The guests for Thursday's show were 3 of our church's leaders and the topic was...well, mostly US. Staff members, Rev. Sue Yarber and Felicia Scott, and Board member Mike Henley answered the host's questions and shared information about this church, about homosexuality and Christianity and about their own individual faith journeys for the entire one hour show. I sat in my car smiling and feeling so wonderful as they spoke...each one of them eloquent, poised, knowledgeable, down-to-earth and positive!
So often when people in our community speak about issues around faith or religion, the tone is harsh, even hateful, and filled with judgement against those we perceive to have judged us. But these 3 leaders never said a disparaging word about others; they simply shared their personal perspectives and understandings...without sounding hateful or angry. Actually, they sounded quite relaxed and happy and content with themselves and one another. THAT is what we desperately need to cultivate in this community.
We each need to ask ourselves, "What am I cultivating with my words and actions?" "Am I becoming ripened wheat...or am I acting like a weed?" It's interesting to learn that when the parable we heard talks about an "enemy" coming in to plant weeds, the word actually used there literally means, "slanderous" as in "malicious talk or gossip." And let's be honest here isn't gossip the source of many of the bad seeds that get planted among us?
I couldn't help being amused this past week by a couple of fairly harmless "gossipy" episodes I encountered. On Tuesday I went down to inform my landlord who does not attend this church that I would be moving at the end of September. Turns out...he already knew. It seems he learned all about it the night before when he was attending the Cher concert! In a separate incident, a person who has visited this church maybe a couple of times "learned" all about where I was moving and why from a church member before I had announced my plans to the congregation as a whole, AND the entire story was completely inaccurate!
Now I have no delusions about the fact that "people talk." I simply invite you to ask yourself, in all times of "sharing": "Is this true? Is it loving? Does it need to be said?" None of us will pass that test perfectly all the time...but it surely might cut down on the simply inaccurate gossip we spread or, in some cases, the truly false and mean-spirited slander we speak.
We're supposed to be cultivators of God's realm in this world. Nothing can prevent God's good seeds from being planted and growing strong more than our failure to act and speak in ways that reflect the goodness and love of God. If any one of us confines our "Christianity" to only an hour or so on Sunday mornings, not only are we not doing the work of Christ, but we're actually actively preventing God's loving purposes from being made known in the world.

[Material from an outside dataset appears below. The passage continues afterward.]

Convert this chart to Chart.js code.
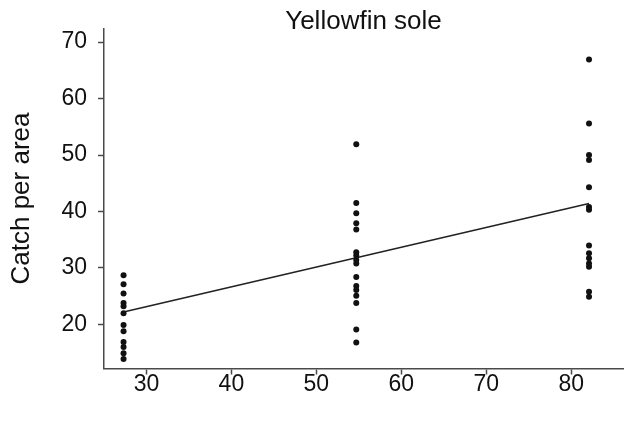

Theologian Karl Rahner put it this way: "The number one cause of atheism is Christians. Those who claim to know God, yet deny God in the way they live, is what an unbelieving world finds simply unbelievable." Perhaps the best way we can cultivate God's garden is to keep our mouths shut and live like Christ told us to. If we all did that, the Gospel would be so powerful and attractive that the realm of God would grow up and overtake everything else.
Jesus' lesson for us today is, "Don't look at your sister or brother and ask, What are they doing?' Look at yourself and ask, What am I doing?'"
Jesus' encouragement for us today is that the present and the future rest safely in God's hands and, as people of faith, we know how the story ends!
Jesus' promise for us today is that God is both the sower and the harvester. We don't have to be...we were never meant to be. We are free to keep growing contentedly as healthy, golden wheat without worrying about the weeds around us. What a blessed relief that is! Amen.